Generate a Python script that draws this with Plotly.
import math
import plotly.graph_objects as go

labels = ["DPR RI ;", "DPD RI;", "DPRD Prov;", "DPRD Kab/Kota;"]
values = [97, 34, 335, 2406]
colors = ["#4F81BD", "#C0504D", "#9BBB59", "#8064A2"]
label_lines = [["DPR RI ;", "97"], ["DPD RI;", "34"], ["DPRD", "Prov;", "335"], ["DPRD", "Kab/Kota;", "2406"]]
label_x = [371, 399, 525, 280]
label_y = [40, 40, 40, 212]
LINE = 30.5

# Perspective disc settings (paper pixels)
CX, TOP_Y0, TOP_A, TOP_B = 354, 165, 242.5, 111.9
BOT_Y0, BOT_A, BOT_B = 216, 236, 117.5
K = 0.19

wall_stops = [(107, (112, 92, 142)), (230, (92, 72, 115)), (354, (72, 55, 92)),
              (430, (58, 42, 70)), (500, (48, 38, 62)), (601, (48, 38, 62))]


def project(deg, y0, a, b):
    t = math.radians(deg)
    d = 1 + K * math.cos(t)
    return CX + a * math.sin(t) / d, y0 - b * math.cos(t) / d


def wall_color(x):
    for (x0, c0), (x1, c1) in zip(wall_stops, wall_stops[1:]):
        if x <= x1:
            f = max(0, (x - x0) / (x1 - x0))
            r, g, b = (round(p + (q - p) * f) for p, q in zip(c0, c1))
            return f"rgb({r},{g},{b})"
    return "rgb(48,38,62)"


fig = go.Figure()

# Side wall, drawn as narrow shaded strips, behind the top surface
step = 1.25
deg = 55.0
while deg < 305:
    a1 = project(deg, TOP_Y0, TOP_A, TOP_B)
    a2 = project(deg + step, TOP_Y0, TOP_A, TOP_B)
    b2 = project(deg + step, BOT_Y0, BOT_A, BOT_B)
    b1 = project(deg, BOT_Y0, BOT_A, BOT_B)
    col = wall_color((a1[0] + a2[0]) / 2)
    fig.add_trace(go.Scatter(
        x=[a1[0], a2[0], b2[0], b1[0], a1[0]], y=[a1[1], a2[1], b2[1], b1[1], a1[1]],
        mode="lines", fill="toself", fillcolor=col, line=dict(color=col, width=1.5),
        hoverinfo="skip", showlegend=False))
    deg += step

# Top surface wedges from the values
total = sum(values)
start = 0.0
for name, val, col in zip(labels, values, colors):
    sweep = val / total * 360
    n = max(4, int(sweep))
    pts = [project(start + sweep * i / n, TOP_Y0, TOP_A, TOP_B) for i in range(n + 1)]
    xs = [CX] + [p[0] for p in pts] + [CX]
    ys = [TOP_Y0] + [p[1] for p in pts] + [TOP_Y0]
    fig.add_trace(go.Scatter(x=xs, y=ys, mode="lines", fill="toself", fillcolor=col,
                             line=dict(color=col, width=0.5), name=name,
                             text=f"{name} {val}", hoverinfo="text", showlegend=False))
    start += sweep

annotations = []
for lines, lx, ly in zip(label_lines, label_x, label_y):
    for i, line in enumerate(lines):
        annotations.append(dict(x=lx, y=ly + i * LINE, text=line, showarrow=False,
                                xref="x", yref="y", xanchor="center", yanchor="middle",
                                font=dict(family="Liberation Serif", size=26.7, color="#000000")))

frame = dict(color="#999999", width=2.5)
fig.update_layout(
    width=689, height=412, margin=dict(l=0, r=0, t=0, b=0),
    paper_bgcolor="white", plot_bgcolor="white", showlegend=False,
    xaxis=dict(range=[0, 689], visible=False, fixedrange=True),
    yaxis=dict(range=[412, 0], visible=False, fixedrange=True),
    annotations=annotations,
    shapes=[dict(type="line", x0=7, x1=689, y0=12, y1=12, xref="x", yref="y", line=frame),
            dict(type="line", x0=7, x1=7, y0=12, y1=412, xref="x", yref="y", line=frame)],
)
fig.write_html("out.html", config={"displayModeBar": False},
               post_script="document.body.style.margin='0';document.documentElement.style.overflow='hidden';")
_ _ _ _ _
- _Work to do_
Quote verbatim the opening lines of the listing above, ending with the line where "deg += step" appears; include both endpoints and nothing more.

- _Exercise solution_
Generate a Python script that draws this with Plotly.
import math
import plotly.graph_objects as go

labels = ["DPR RI ;", "DPD RI;", "DPRD Prov;", "DPRD Kab/Kota;"]
values = [97, 34, 335, 2406]
colors = ["#4F81BD", "#C0504D", "#9BBB59", "#8064A2"]
label_lines = [["DPR RI ;", "97"], ["DPD RI;", "34"], ["DPRD", "Prov;", "335"], ["DPRD", "Kab/Kota;", "2406"]]
label_x = [371, 399, 525, 280]
label_y = [40, 40, 40, 212]
LINE = 30.5

# Perspective disc settings (paper pixels)
CX, TOP_Y0, TOP_A, TOP_B = 354, 165, 242.5, 111.9
BOT_Y0, BOT_A, BOT_B = 216, 236, 117.5
K = 0.19

wall_stops = [(107, (112, 92, 142)), (230, (92, 72, 115)), (354, (72, 55, 92)),
              (430, (58, 42, 70)), (500, (48, 38, 62)), (601, (48, 38, 62))]


def project(deg, y0, a, b):
    t = math.radians(deg)
    d = 1 + K * math.cos(t)
    return CX + a * math.sin(t) / d, y0 - b * math.cos(t) / d


def wall_color(x):
    for (x0, c0), (x1, c1) in zip(wall_stops, wall_stops[1:]):
        if x <= x1:
            f = max(0, (x - x0) / (x1 - x0))
            r, g, b = (round(p + (q - p) * f) for p, q in zip(c0, c1))
            return f"rgb({r},{g},{b})"
    return "rgb(48,38,62)"


fig = go.Figure()

# Side wall, drawn as narrow shaded strips, behind the top surface
step = 1.25
deg = 55.0
while deg < 305:
    a1 = project(deg, TOP_Y0, TOP_A, TOP_B)
    a2 = project(deg + step, TOP_Y0, TOP_A, TOP_B)
    b2 = project(deg + step, BOT_Y0, BOT_A, BOT_B)
    b1 = project(deg, BOT_Y0, BOT_A, BOT_B)
    col = wall_color((a1[0] + a2[0]) / 2)
    fig.add_trace(go.Scatter(
        x=[a1[0], a2[0], b2[0], b1[0], a1[0]], y=[a1[1], a2[1], b2[1], b1[1], a1[1]],
        mode="lines", fill="toself", fillcolor=col, line=dict(color=col, width=1.5),
        hoverinfo="skip", showlegend=False))
    deg += step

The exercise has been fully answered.